3. How does the commercial vs. residential space ratio affect the loan?
This ratio is one of the most important factors. If commercial use exceeds a certain threshold (e.g., 50% of the property’s area or income), lenders will almost always classify it as a commercial loan, which means higher interest rates, shorter terms, and larger down payments.
4. What is a balloon payment, and is it common with mixed-use loans?
A balloon payment is a large, lump-sum payment due at the end of a shorter loan term (e.g., 5-10 years), even though the monthly payments were calculated based on a longer amortization period (e.g., 25 years).
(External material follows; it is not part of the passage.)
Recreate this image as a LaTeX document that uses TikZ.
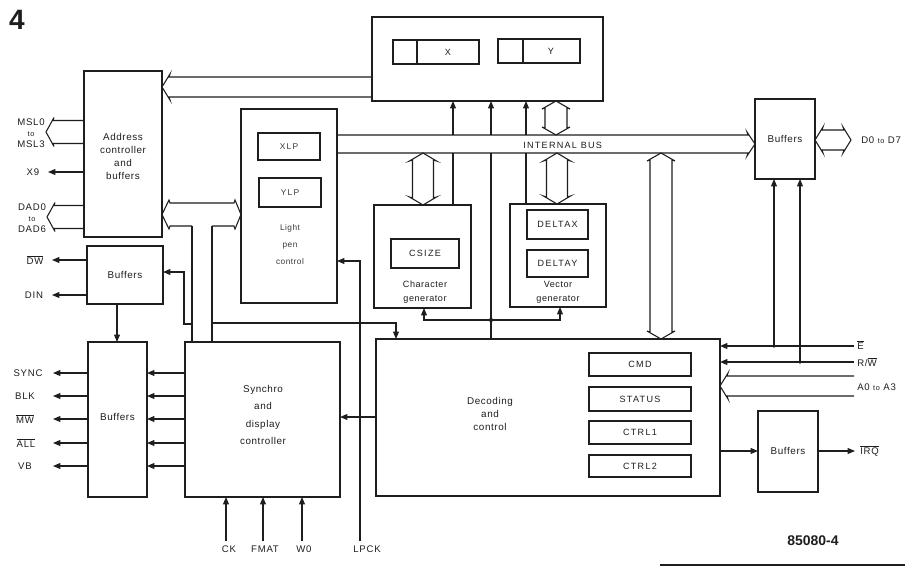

They are common in commercial and mixed-use loans. This mixed-use mortgage calculator assumes a fully amortizing loan without a balloon payment.
5. Will my personal income be considered?
Yes. Lenders will assess your personal financial situation, including income and credit history, alongside the property’s potential income. For owner-occupied properties, personal income is a primary factor.
6. Does this calculator account for mortgage insurance (PMI)?
This calculator does not include PMI. While common in residential loans with low down payments, mixed-use properties typically require a down payment large enough (20%+) to avoid it. However, always confirm with your lender.
7. How are property taxes calculated for mixed-use properties?
Tax assessment can be complex. The residential and commercial portions may be taxed at different rates by the local municipality. This calculator uses a single annual tax amount for simplicity, but you should research your local tax authority’s rules.
8. What kind of documents will I need to apply for a mixed-use mortgage?
Expect to provide personal financial statements (tax returns, payslips), business financial statements if applicable (P&L, balance sheets), copies of existing or proposed leases for the commercial space, and a detailed business plan.